My own hero—one of those “40-foot” people—is Kareem Abdul Jabar. I don’t think Kareem gets his due, you know? My students all think Lebron James is the greatest player ever. Generations before thought it was Michael Jordan. But there’s a guy who has just as many rings as Jordan, and more points. … [My students] vaguely remember him from the Airplane movies. They know him from the writing. They know him from the Sherlock Holmes/Moriarty stuff. They know him for his social commentary. They saw Barack Obama giving him a Presidential Medal of Freedom. So here’s this amazing guy for whom basketball is probably 20 percent of his world. You know, most athletes, they retire and that’s it. They’re never heard from again. This guy is probably more famous for the stuff he’s done since he retired from the NBA than he was while playing in the NBA. And I say he’s the greatest player ever. 

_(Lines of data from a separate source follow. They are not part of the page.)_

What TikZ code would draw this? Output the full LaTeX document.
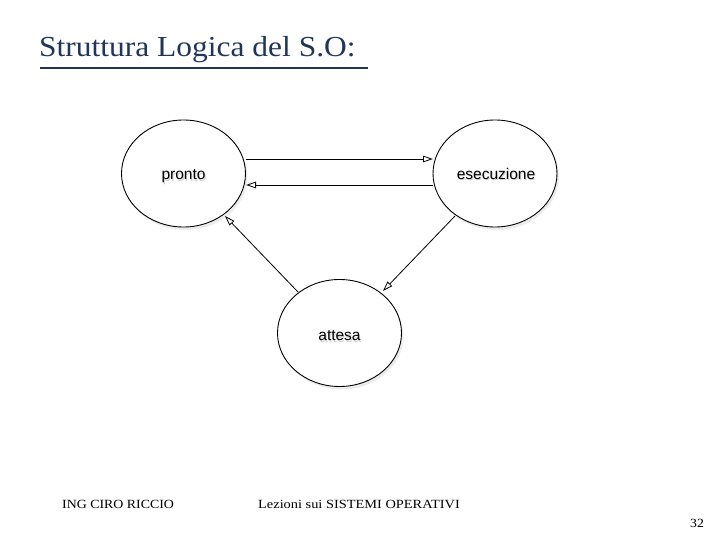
\documentclass[tikz,border=0pt]{standalone}
\usepackage{fontspec}
\setmainfont{Liberation Serif}
\newfontfamily\labfont{Liberation Sans}
\usetikzlibrary{arrows.meta,shadows,shapes.geometric}
\definecolor{titleblue}{HTML}{1F3656}
\tikzset{
  state/.style={draw, line width=0.9pt, ellipse, fill=white, minimum width=124pt, minimum height=107pt, inner sep=0pt,
    drop shadow={shadow xshift=2pt, shadow yshift=-3pt, opacity=0.15, fill=gray}},
  statelab/.style={font=\labfont\fontsize{15.5}{18}\selectfont, anchor=base, inner sep=0pt},
  labshadow/.style={statelab, text=gray, opacity=0.35},
  conn/.style={line width=0.8pt, -{Triangle[open, length=10pt, width=6.5pt]}},
  foot/.style={font=\fontsize{12.5}{15}\selectfont, anchor=base west, inner sep=0pt}
}
\begin{document}
\begin{tikzpicture}[x=1pt, y=-1pt]
\useasboundingbox (0,0) rectangle (720,540);
\node[anchor=base west, inner sep=0pt, text=titleblue, font=\fontsize{29}{34}\selectfont] (title) at (39,57) {\scalebox{1.085}[1]{Struttura Logica del S.O:}};
\draw[titleblue, line width=1.6pt] (40,68) coordinate (u1) -- (368,68) coordinate (u2);

\node[state] (pronto) at (183.5,173.5) {};
\node[state] (esec) at (495,173.5) {};
\node[state] (attesa) at (339.5,333) {};
\node[labshadow] (sp) at (184.5,181.5) {pronto};
\node[labshadow] (se) at (497,181) {esecuzione};
\node[labshadow] (sa) at (340.5,342) {attesa};
\node[statelab] (lp) at (183.5,180) {pronto};
\node[statelab] (le) at (496,179.5) {esecuzione};
\node[statelab] (la) at (339.5,340.5) {attesa};

\coordinate (a1) at (245.5,159);
\coordinate (b1) at (433,159);
\coordinate (a2) at (433,185);
\coordinate (b2) at (246,185);
\draw[conn] (a1) -- (b1);
\draw[conn] (a2) -- (b2);
\coordinate (c1) at (298,292);
\coordinate (d1) at (225,216);
\coordinate (c2) at (455,216);
\coordinate (d2) at (383,291);
\draw[conn] (c1) -- (d1);
\draw[conn] (c2) -- (d2);

\node[foot] (f1) at (62,508) {\scalebox{1.11}[1]{ING CIRO RICCIO}};
\node[foot] (f2) at (258,508) {\scalebox{1.15}[1]{Lezioni sui SISTEMI OPERATIVI}};
\node[foot] (f3) at (690,527) {\scalebox{1.1}[1]{32}};
\end{tikzpicture}
\end{document}
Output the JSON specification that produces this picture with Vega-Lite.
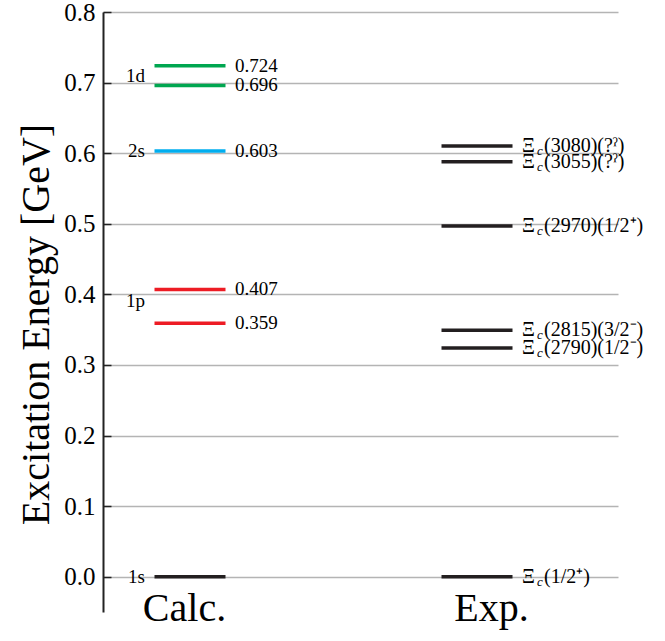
{
  "$schema": "https://vega.github.io/schema/vega-lite/v6.json",
  "width": 515,
  "height": 600,
  "autosize": "none",
  "padding": {"left": 103, "top": 12, "right": 47, "bottom": 29},
  "background": "white",
  "config": {"view": {"stroke": null}, "font": "Liberation Serif", "axis": {"labelFont": "Liberation Serif", "titleFont": "Liberation Serif"}, "text": {"font": "Liberation Serif"}},
  "datasets": {
    "levels": [
      {"group": "Calc", "energy": 0, "shell": "1s", "label": "", "rest": ""},
      {"group": "Calc", "energy": 0.359, "shell": "1p", "label": "0.359", "rest": ""},
      {"group": "Calc", "energy": 0.407, "shell": "1p", "label": "0.407", "rest": ""},
      {"group": "Calc", "energy": 0.603, "shell": "2s", "label": "0.603", "rest": ""},
      {"group": "Calc", "energy": 0.696, "shell": "1d", "label": "0.696", "rest": ""},
      {"group": "Calc", "energy": 0.724, "shell": "1d", "label": "0.724", "rest": ""},
      {"group": "Exp", "energy": 0, "shell": "exp", "label": "", "rest": "(1/2⁺)"},
      {"group": "Exp", "energy": 0.324, "shell": "exp", "label": "", "rest": "(2790)(1/2⁻)"},
      {"group": "Exp", "energy": 0.349, "shell": "exp", "label": "", "rest": "(2815)(3/2⁻)"},
      {"group": "Exp", "energy": 0.497, "shell": "exp", "label": "", "rest": "(2970)(1/2⁺)"},
      {"group": "Exp", "energy": 0.588, "shell": "exp", "label": "", "rest": "(3055)(?ˀ)"},
      {"group": "Exp", "energy": 0.61, "shell": "exp", "label": "", "rest": "(3080)(?ˀ)"}
    ],
    "shells": [
      {"group": "Calc", "energy": 0, "name": "1s"},
      {"group": "Calc", "energy": 0.39, "name": "1p"},
      {"group": "Calc", "energy": 0.603, "name": "2s"},
      {"group": "Calc", "energy": 0.71, "name": "1d"}
    ]
  },
  "data": {"name": "levels"},
  "encoding": {
    "x": {
      "field": "group",
      "type": "nominal",
      "scale": {"type": "point", "domain": ["Calc", "Exp"], "padding": 0.3972, "align": 0.3816},
      "axis": {
        "orient": "bottom",
        "domain": false,
        "ticks": false,
        "grid": false,
        "title": null,
        "labelAngle": 0,
        "labelFont": "Liberation Serif",
        "labelFontSize": 40,
        "labelColor": "black",
        "labelBaseline": "alphabetic",
        "labelPadding": 8,
        "labelExpr": "datum.value + '.'",
        "labelOffset": {"condition": {"test": "datum.value === 'Calc'", "value": -6}, "value": 14}
      }
    },
    "y": {
      "field": "energy",
      "type": "quantitative",
      "scale": {"domain": [-0.05, 0.8], "nice": false, "zero": false},
      "axis": {
        "values": [0, 0.1, 0.2, 0.3, 0.4, 0.5, 0.6, 0.7, 0.8],
        "format": ".1f",
        "grid": true,
        "gridColor": "#b4b4b4",
        "gridWidth": 1.5,
        "domainColor": "#222222",
        "domainWidth": 2,
        "tickColor": "#222222",
        "tickWidth": 1.5,
        "tickSize": -8,
        "labelPadding": 16,
        "labelFont": "Liberation Serif",
        "labelFontSize": 25,
        "labelColor": "black",
        "title": "Excitation Energy [GeV]",
        "titleFont": "Liberation Serif",
        "titleFontSize": 40,
        "titleFontWeight": "normal",
        "titleColor": "black",
        "titleAngle": -90,
        "titleX": -55,
        "titleY": 312,
        "titleAlign": "center",
        "titleBaseline": "alphabetic"
      }
    }
  },
  "layer": [
    {
      "mark": {"type": "tick", "orient": "horizontal", "size": 71, "thickness": 3.5, "opacity": 1},
      "encoding": {
        "color": {
          "field": "shell",
          "type": "nominal",
          "scale": {"domain": ["1s", "1p", "2s", "1d", "exp"], "range": ["#231f20", "#ed1c24", "#00aeef", "#00a650", "#231f20"]},
          "legend": null
        }
      }
    },
    {
      "transform": [{"filter": "datum.group === 'Calc' && datum.label !== ''"}],
      "mark": {"type": "text", "align": "left", "baseline": "middle", "dx": 45, "fontSize": 19, "color": "black"},
      "encoding": {"text": {"field": "label"}}
    },
    {
      "transform": [{"filter": "datum.group === 'Exp'"}],
      "mark": {"type": "text", "align": "left", "baseline": "middle", "dx": 45, "fontSize": 20, "color": "black"},
      "encoding": {"text": {"value": "Ξ"}}
    },
    {
      "transform": [{"filter": "datum.group === 'Exp'"}],
      "mark": {"type": "text", "align": "left", "baseline": "middle", "dx": 60, "dy": 5, "fontSize": 13, "fontStyle": "italic", "color": "black"},
      "encoding": {"text": {"value": "c"}}
    },
    {
      "transform": [{"filter": "datum.group === 'Exp'"}],
      "mark": {"type": "text", "align": "left", "baseline": "middle", "dx": 67, "fontSize": 20, "color": "black"},
      "encoding": {"text": {"field": "rest"}}
    },
    {
      "data": {"name": "shells"},
      "mark": {"type": "text", "align": "right", "baseline": "middle", "dx": -45, "fontSize": 19, "color": "black"},
      "encoding": {"text": {"field": "name"}}
    }
  ]
}
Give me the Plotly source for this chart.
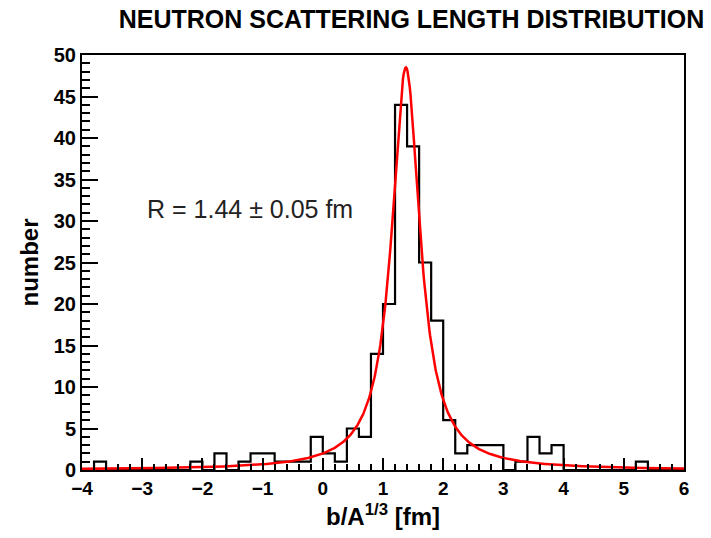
import numpy as np
import plotly.graph_objects as go

# Histogram: bins of width 0.2 fm from -4 to 6
bin_lo = -4.0
bin_width = 0.2
counts = [
    0, 1, 0, 0, 0, 0, 0, 0, 0, 1,      # -4.0 .. -2.2
    0, 2, 0, 1, 2, 2, 1, 1, 1, 4,      # -2.0 .. -0.2
    2, 1, 5, 4, 14, 20, 44, 39, 25, 18,  # 0.0 .. 1.8
    6, 2, 3, 3, 3, 0, 1, 4, 2, 3,      # 2.0 .. 3.8
    0, 0, 0, 0, 0, 0, 1, 0, 0, 0,      # 4.0 .. 5.8
]

# Breit-Wigner (Lorentzian) fit parameters
fit_amp = 48.5
fit_center = 1.38
fit_hwhm = 0.285

x_range = [-4, 6]
y_range = [0, 50]
x_ticks = [-4, -3, -2, -1, 0, 1, 2, 3, 4, 5, 6]
y_ticks = [0, 5, 10, 15, 20, 25, 30, 35, 40, 45, 50]

edges = bin_lo + bin_width * np.arange(len(counts) + 1)
step_y = counts + [counts[-1]]

xf = np.linspace(x_range[0], x_range[1], 800)
yf = fit_amp / (1.0 + ((xf - fit_center) / fit_hwhm) ** 2)

FONT = "Liberation Sans, Arial, Helvetica, sans-serif"

fig = go.Figure()
fig.add_trace(go.Scatter(
    x=edges, y=step_y, mode="lines", line=dict(color="black", width=2.2, shape="hv"),
    hoverinfo="skip", showlegend=False,
))
fig.add_trace(go.Scatter(
    x=xf, y=yf, mode="lines", line=dict(color="#ff0000", width=2.5),
    hoverinfo="skip", showlegend=False,
))

# fit result label, placed in data coordinates
fig.add_annotation(
    x=-1.21, y=31.4, xref="x", yref="y",
    text="R = 1.44 \u00b1 0.05 fm", showarrow=False,
    font=dict(family=FONT, size=25, color="#222222"),
    xanchor="center", yanchor="middle",
)

fig.update_layout(
    width=711, height=538,
    margin=dict(l=82, r=27, t=55, b=65),
    paper_bgcolor="white", plot_bgcolor="white",
    title=dict(
        text="NEUTRON SCATTERING LENGTH DISTRIBUTION",
        x=411.5 / 711, xref="container", xanchor="center",
        y=1 - 19.5 / 538, yref="container", yanchor="middle",
        font=dict(family=FONT, size=25, color="black", weight="bold"),
    ),
    font=dict(family=FONT, color="black"),
)

fig.update_xaxes(
    range=x_range, tickvals=x_ticks, showgrid=False, zeroline=False,
    showline=True, linecolor="black", linewidth=2, mirror=True,
    ticks="inside", ticklen=12, tickwidth=2, tickcolor="black",
    minor=dict(dtick=0.2, ticks="inside", ticklen=6, tickwidth=1.5, tickcolor="black"),
    tickfont=dict(family=FONT, size=19, color="black", weight="bold"),
    title=dict(text="b/A<sup>1/3</sup> [fm]", standoff=10,
               font=dict(family=FONT, size=24, color="black", weight="bold")),
)
fig.update_yaxes(
    range=y_range, tickvals=y_ticks, showgrid=False, zeroline=False,
    showline=True, linecolor="black", linewidth=2, mirror=True,
    ticks="inside", ticklen=16, tickwidth=2, tickcolor="black",
    minor=dict(dtick=1, ticks="inside", ticklen=8, tickwidth=1.5, tickcolor="black"),
    tickfont=dict(family=FONT, size=20, color="black", weight="bold"),
    title=dict(text="number", standoff=8,
               font=dict(family=FONT, size=24, color="black", weight="bold")),
)

fig.write_html("out.html")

Gray: In 2006, Minnesota’s Keith Ellison became the first Muslim elected to Congress. Can you talk about the history of the Quran he was sworn in on? 

Hussain: Yeah! That’s such an interesting thing. Thank you for that question. I was here teaching at LMU when Keith Ellison was first elected to Congress. And the practice is that all new members of Congress are sworn in together, but then they do their own photo-ops for their constituencies back in their offices. So for that he wanted to be, as the first Muslim elected to Congress, sworn in on the Quran. And this is Los Angeles—a fairly liberal, progressive town—but people went nuts. ‘You can’t be sworn in on the Quran. You have to be sworn in on the Bible!’ You want to say, ‘Actually, you don’t have to be sworn in on the Bible.’ That’s one of the things that makes America, America. We don’t have a religious test. You don’t have to belong to a religion in order to hold office. 

But what Keith Ellison did was great. He goes into the Library of Congress and gets Thomas Jefferson’s Quran, and that surprises people. … In 1765, before America is America, here’s Thomas Jefferson. Anyone’s gotta have him on the list of the greatest Americans … The fact that Mr. Jefferson, long before he was our third president, had a copy of the Quran. That he actually began—and this amazes me—that he actually began to teach himself Arabic. … I’m not at all saying Jefferson was a fan of Islam. He was not. He probably wasn’t a huge fan of organized religion, you know. But [he thought] ‘I need to learn about this. This is important.’ 

Gray: You’ll be coming to Philbrook in conjunction with the Museum’s current show, Wondrous Worlds, which is the most comprehensive exhibit of Islamic art ever shown in Oklahoma. What does it mean for you to give this talk in a city like Tulsa? Does it offer different opportunities than urban areas where Muslims represent a bigger chunk of the population?   

Hussain: Oh, absolutely. But even in those places … it surprises me how many times people will say, ‘You’re the first Muslim I’ve ever met.’ … so even in larger, more diverse cities, there’s that. Choosing [Baylor University Press] was really important to me [because] the people who need to hear this history of American Muslims are the people who may not have heard that history, may not have had that encounter. And Baylor, as a Baptist press, is able to get this out to folks in Texas and Oklahoma and Arkansas. 

I think the Philbrook is doing this amazing thing of showcasing Islamic art. Because people have this image, as I’ve said before, of Islam as this violent religious tradition. They don’t think about the beauty. They don’t realize Islamic art isn’t just calligraphy. It isn’t just doing wonderful things with the letters of the alphabet. It’s textiles. It’s ceramics. It’s painting. It’s metal work. 

I grew up working-class poor, but you could go to museums, because museums were free back then. And you could see these kinds of things. For a poor kid, that’s how you transform the world. That’s when you think, ‘OK. The world is a much bigger place than my little small town.’